The institution, which its leaders say will seek accreditation (though that process takes years), has secured enough seed money to launch and aims to raise an additional $250 million, according to its website. Its fiscal sponsor is a nonprofit called Cicero Research, affiliated with one of the co-founders of the data-analytics company Palantir. Cicero Research had no assets as of 2020, according to The Daily Beast.
Money raised will be spent largely on instruction, not administrative “bureaucracy,” according to the university’s website, because the institution intends that “student affairs, athletics, and extraneous services will be outsourced or streamlined whenever possible to keep costs down.” Kanelos explained this further in his announcement letter, critiquing that “universities now aim to attract and retain students through client-driven ‘student experiences’—from trivial entertainment to emotional support to luxury amenities.”
Yet research shows that those services and activities are the kinds of programs that help students complete college. They can be especially important for students typically less well-served by higher education—students least likely to be “insulated from the quotidian struggle to make ends meet,” which the UATX website names as one of the motivations for creating a physical campus.
What all the rhetoric about freedom and independence looks like in practice remains to be seen. Kanelos’ farewell interview with St. John’s may offer clues. He called for an environment where “intellectual exploration is the centerpiece,” and for a learning community “to allow one another to make mistakes, to explore ideas that maybe aren’t fruitful, to sometimes say things that are challenging or might offend the sensibilities of others—and then to forgive each other when we do make mistakes and to continue to move on.”
It’s a perspective about education that seems at odds with the reality that many students and faculty “don’t want their lives to be made intellectual matters,” as one professor told EdSurge recently.
As news about the proposed university spreads, some early supporters are clarifying their affiliations with it and their opinions about its strident stances. For example, one person listed as an advisor to the University of Austin is longtime college president Gordon Gee, who these days leads West Virginia University. But he sent an email to faculty, staff and students at West Virginia U. on Monday distancing himself from the premise of the upstart university.
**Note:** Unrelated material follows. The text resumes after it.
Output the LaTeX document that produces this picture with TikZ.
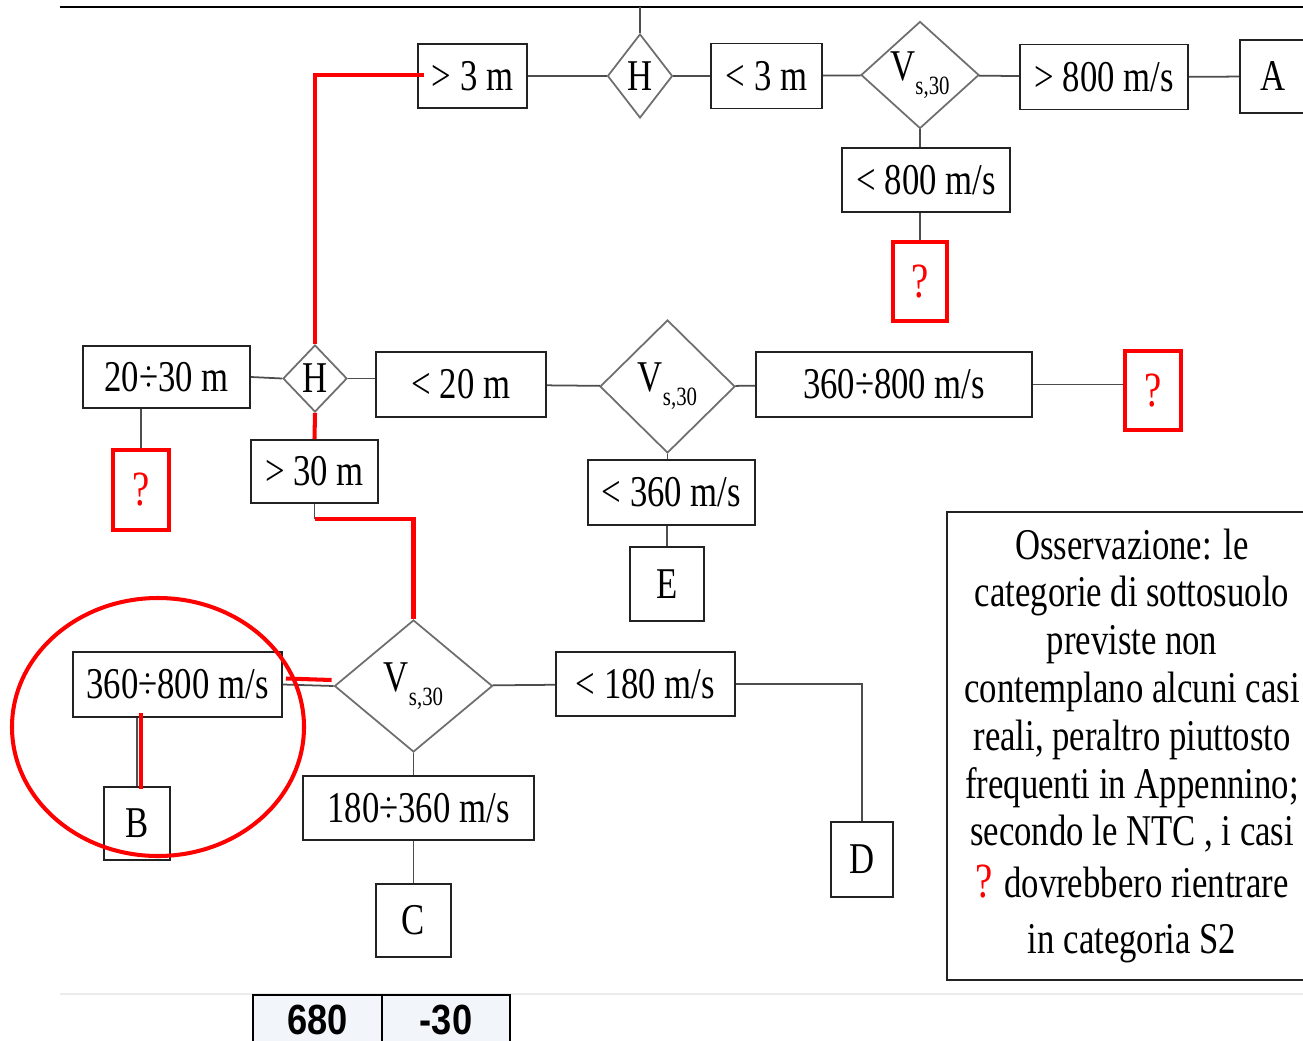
\documentclass[tikz,border=0pt]{standalone}
\usepackage{fontspec}
\setmainfont{Liberation Serif}[FakeStretch=0.79]
\newfontfamily\tabfont{Liberation Sans}[FakeStretch=0.86]
\usepackage{tikz}
\usetikzlibrary{shapes.geometric,calc}
\usepackage{xcolor}
\definecolor{ink}{HTML}{222222}
\definecolor{wire}{HTML}{4D4D4D}
\definecolor{rhomb}{HTML}{6E6E6E}
\definecolor{alert}{HTML}{FF0000}
\definecolor{cell}{HTML}{F2F6FA}
\definecolor{rule}{HTML}{EBEBEB}
\tikzset{
  bnode/.style={rectangle,draw=ink,fill=white,line width=0.55pt,inner sep=0pt,
    font=\fontsize{12.5}{15}\selectfont},
  dnode/.style={diamond,draw=rhomb,fill=white,line width=0.5pt,inner sep=0pt,
    font=\fontsize{12.5}{15}\selectfont},
  qnode/.style={rectangle,draw=alert,fill=white,text=alert,line width=1.2pt,inner sep=0pt,
    minimum width=0.54cm,minimum height=0.79cm,font=\fontsize{14}{16}\selectfont},
  tnode/.style={rectangle,draw=black,fill=cell,line width=0.7pt,inner sep=0pt,
    minimum width=1.28cm,minimum height=0.5cm,font=\tabfont\bfseries\fontsize{12}{14}\selectfont},
  conn/.style={draw=wire,line width=0.5pt},
  redline/.style={draw=alert,line width=1.15pt},
}
\newcommand{\vsthirty}{V\raisebox{-0.7ex}{\fontsize{7.5}{8}\selectfont s,30}}

\begin{document}
\begin{tikzpicture}
  \useasboundingbox (0,0) rectangle (13.03,-10.40);
  \coordinate (tl) at (0.60,-0.07); \coordinate (tr) at (13.03,-0.07);
  \draw[draw=rule,line width=0.4pt] (0.60,-9.94) -- (13.03,-9.94);
  % top row
  \node[dnode,minimum width=0.65cm,minimum height=0.84cm] (h1) at (6.40,-0.76) {H};
  \node[bnode,minimum width=1.09cm,minimum height=0.64cm] (gt3) at (4.725,-0.76) {> 3 m};
  \node[bnode,minimum width=1.11cm,minimum height=0.65cm] (lt3) at (7.665,-0.76) {< 3 m};
  \node[dnode,minimum width=1.18cm,minimum height=1.07cm] (v1) at (9.20,-0.75) {\vsthirty};
  \node[bnode,minimum width=1.68cm,minimum height=0.65cm] (gt800) at (11.04,-0.77) {> 800 m/s};
  \node[bnode,minimum width=0.66cm,minimum height=0.73cm] (na) at (12.73,-0.765) {A};
  \node[bnode,minimum width=1.68cm,minimum height=0.64cm] (lt800) at (9.26,-1.80) {< 800 m/s};
  \node[qnode] (q1) at (9.20,-2.815) {?};
  % middle row
  \node[bnode,minimum width=1.67cm,minimum height=0.62cm] (r2030) at (1.665,-3.77) {20÷30 m};
  \node[dnode,minimum width=0.64cm,minimum height=0.67cm] (h2) at (3.15,-3.785) {H};
  \node[bnode,minimum width=1.70cm,minimum height=0.65cm] (lt20) at (4.61,-3.845) {< 20 m};
  \node[dnode,minimum width=1.35cm,minimum height=1.33cm] (v2) at (6.675,-3.865) {\vsthirty};
  \node[bnode,minimum width=2.76cm,minimum height=0.65cm] (r360800a) at (8.94,-3.845) {360÷800 m/s};
  \node[qnode,minimum width=0.56cm] (q2) at (11.53,-3.905) {?};
  \node[qnode,minimum width=0.56cm,minimum height=0.80cm] (q3) at (1.41,-4.90) {?};
  \node[bnode,minimum width=1.27cm,minimum height=0.63cm] (gt30) at (3.145,-4.715) {> 30 m};
  \node[bnode,minimum width=1.67cm,minimum height=0.65cm] (lt360) at (6.715,-4.925) {< 360 m/s};
  \node[bnode,minimum width=0.74cm,minimum height=0.74cm] (ne) at (6.67,-5.84) {E};
  % bottom row
  \node[dnode,minimum width=1.58cm,minimum height=1.32cm] (v3) at (4.135,-6.86) {\vsthirty};
  \node[bnode,minimum width=2.09cm,minimum height=0.65cm] (r360800b) at (1.775,-6.845) {360÷800 m/s};
  \node[bnode,minimum width=0.66cm,minimum height=0.73cm] (nb) at (1.37,-8.235) {B};
  \node[bnode,minimum width=1.79cm,minimum height=0.64cm] (lt180) at (6.455,-6.84) {< 180 m/s};
  \node[bnode,minimum width=0.62cm,minimum height=0.75cm] (nd) at (8.62,-8.595) {D};
  \node[bnode,minimum width=2.31cm,minimum height=0.64cm] (r180360) at (4.185,-8.08) {180÷360 m/s};
  \node[bnode,minimum width=0.75cm,minimum height=0.73cm] (nc) at (4.135,-9.205) {C};
  % note and table
  \node[bnode,minimum width=3.70cm,minimum height=4.68cm,align=center,
    font=\fontsize{12.5}{13.6}\selectfont] (note) at (11.32,-7.46)
    {Osservazione: le\\ categorie di sottosuolo\\ previste non\\ contemplano alcuni casi\\
     reali, peraltro piuttosto\\ frequenti in Appennino;\\ secondo le NTC , i casi\\[1pt]
     {\color{alert}\fontsize{14}{16}\selectfont ?} dovrebbero rientrare\\[2.5pt] in categoria S2};
  \node[tnode,minimum width=1.29cm] (c680) at (3.175,-10.20) {680};
  \node[tnode] (c30) at (4.46,-10.20) {-30};
  % connectors
  \draw[conn,draw=black] (tl) -- (tr);
  \draw[conn] (h1.north) -- (h1.north |- tl);
  \draw[conn] (gt3) -- (h1);
  \draw[conn] (h1) -- (lt3);
  \draw[conn] (lt3) -- (v1);
  \draw[conn] (v1) -- (gt800);
  \draw[conn] (gt800) -- (na);
  \draw[conn] (v1.south) -- (v1.south |- lt800.north);
  \draw[conn] (lt800.south -| q1) -- (q1.north);
  \draw[conn] (r2030.east) -- (h2.west);
  \draw[conn] (h2.east) -- (h2.east -| lt20.west);
  \draw[conn] (lt20) -- (v2);
  \draw[conn] (v2) -- (r360800a);
  \draw[conn] (r360800a.east) -- (r360800a.east -| q2.west);
  \draw[conn] (r2030.south -| q3) -- (q3.north);
  \draw[conn] (v2.south) -- (v2.south |- lt360.north);
  \draw[conn] (lt360.south -| ne) -- (ne.north);
  \draw[conn] (r360800b.east) -- (v3.west);
  \draw[conn] (v3) -- (lt180);
  \draw[conn] (lt180.east) -| (nd.north);
  \draw[conn] (v3.south) -- (v3.south |- r180360.north);
  \draw[conn] (r180360.south -| nc) -- (nc.north);
  \coordinate (bt) at (r360800b.south -| nb);
  \draw[conn] (bt) -- (nb.north);
  \coordinate (k1) at ($(gt30.south)+(0,-0.15)$);
  \draw[conn] (gt30.south) -- (k1);
  % red path
  \draw[redline] ([xshift=0.07cm,yshift=0.01cm]gt3.west) -| (h2.north);
  \draw[redline] (h2.south) -- (gt30.north);
  \draw[redline] (k1) -| (v3.north);
  \draw[redline] ([xshift=0.03cm,yshift=0.06cm]r360800b.east) -- ([xshift=-0.02cm,yshift=0.06cm]v3.west);
  \draw[redline] ([xshift=0.04cm,yshift=0.05cm]bt) -- ([xshift=0.04cm,yshift=-0.03cm]nb.north);
  \draw[redline] (1.58,-7.27) ellipse [x radius=1.46cm, y radius=1.29cm];
\end{tikzpicture}
\end{document}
“Serving in an advisory capacity does not mean I believe or agree with everything that other advisors may share,” he wrote. “I do not agree other universities are no longer seeking the truth nor do I feel that higher education is irreparably broken. I do not believe that to be the case at West Virginia University.”
Another advisor, Jonathan Haidt, a longtime advocate for viewpoint diversity at universities, expressed his firm endorsement for UATX in a tweet on Monday. Haidt runs a group called Heterodox Academy, of which Kanelos is a member.
The University of Austin did not reply to immediate request for comment.